» Your objective
Set the lines down again exactly, first line through the line that contains "y_ticks = [0, 2, 4, 6, 8, 10]", with no pictures.

» Provided material
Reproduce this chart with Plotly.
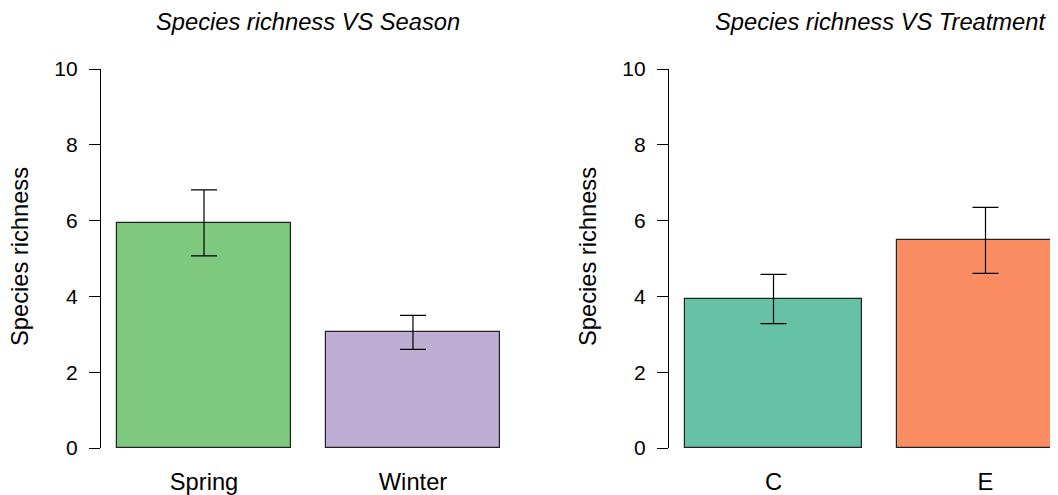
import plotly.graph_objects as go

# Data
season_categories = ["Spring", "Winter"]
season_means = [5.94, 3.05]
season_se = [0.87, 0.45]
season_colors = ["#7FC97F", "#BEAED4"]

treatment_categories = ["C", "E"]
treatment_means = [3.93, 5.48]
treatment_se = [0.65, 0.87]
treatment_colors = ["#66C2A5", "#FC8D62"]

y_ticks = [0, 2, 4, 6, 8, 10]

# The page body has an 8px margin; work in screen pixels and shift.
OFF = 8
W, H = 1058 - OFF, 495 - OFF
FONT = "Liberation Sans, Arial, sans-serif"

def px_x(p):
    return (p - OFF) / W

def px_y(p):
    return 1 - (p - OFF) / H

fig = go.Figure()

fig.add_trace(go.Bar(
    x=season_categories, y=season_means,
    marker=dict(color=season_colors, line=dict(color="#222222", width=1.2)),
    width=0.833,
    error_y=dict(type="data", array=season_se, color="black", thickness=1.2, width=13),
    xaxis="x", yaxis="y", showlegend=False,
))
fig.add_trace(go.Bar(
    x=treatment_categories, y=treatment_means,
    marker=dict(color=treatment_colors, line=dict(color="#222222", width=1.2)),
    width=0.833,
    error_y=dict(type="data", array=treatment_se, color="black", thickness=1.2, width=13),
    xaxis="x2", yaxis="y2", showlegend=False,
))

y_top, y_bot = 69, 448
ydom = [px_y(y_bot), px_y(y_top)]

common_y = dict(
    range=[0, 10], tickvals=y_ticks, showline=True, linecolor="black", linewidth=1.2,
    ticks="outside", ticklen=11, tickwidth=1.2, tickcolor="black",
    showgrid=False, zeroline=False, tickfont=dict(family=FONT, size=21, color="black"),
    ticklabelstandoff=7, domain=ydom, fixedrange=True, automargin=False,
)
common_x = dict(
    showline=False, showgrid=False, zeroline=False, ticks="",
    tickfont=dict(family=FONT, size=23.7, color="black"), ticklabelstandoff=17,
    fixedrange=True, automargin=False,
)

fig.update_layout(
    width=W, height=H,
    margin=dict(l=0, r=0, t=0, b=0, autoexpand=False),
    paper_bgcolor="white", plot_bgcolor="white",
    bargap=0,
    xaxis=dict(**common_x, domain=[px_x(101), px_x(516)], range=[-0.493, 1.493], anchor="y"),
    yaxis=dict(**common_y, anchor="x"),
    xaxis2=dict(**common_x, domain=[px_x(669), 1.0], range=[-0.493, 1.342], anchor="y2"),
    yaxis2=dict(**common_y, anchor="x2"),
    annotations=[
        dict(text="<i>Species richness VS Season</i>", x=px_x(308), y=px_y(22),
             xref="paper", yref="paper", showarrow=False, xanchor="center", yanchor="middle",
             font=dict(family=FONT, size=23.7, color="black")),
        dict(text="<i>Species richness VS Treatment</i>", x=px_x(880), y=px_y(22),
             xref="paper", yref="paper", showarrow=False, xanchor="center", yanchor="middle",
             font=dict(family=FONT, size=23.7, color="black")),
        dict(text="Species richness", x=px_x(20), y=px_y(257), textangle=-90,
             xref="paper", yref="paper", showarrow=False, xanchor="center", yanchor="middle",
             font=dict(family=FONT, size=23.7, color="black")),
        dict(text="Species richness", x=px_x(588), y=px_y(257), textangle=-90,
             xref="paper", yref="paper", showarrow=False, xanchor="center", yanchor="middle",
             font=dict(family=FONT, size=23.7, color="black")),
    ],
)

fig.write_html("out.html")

» Result for this exercise
Reproduce this chart with Plotly.
import plotly.graph_objects as go

# Data
season_categories = ["Spring", "Winter"]
season_means = [5.94, 3.05]
season_se = [0.87, 0.45]
season_colors = ["#7FC97F", "#BEAED4"]

treatment_categories = ["C", "E"]
treatment_means = [3.93, 5.48]
treatment_se = [0.65, 0.87]
treatment_colors = ["#66C2A5", "#FC8D62"]

y_ticks = [0, 2, 4, 6, 8, 10]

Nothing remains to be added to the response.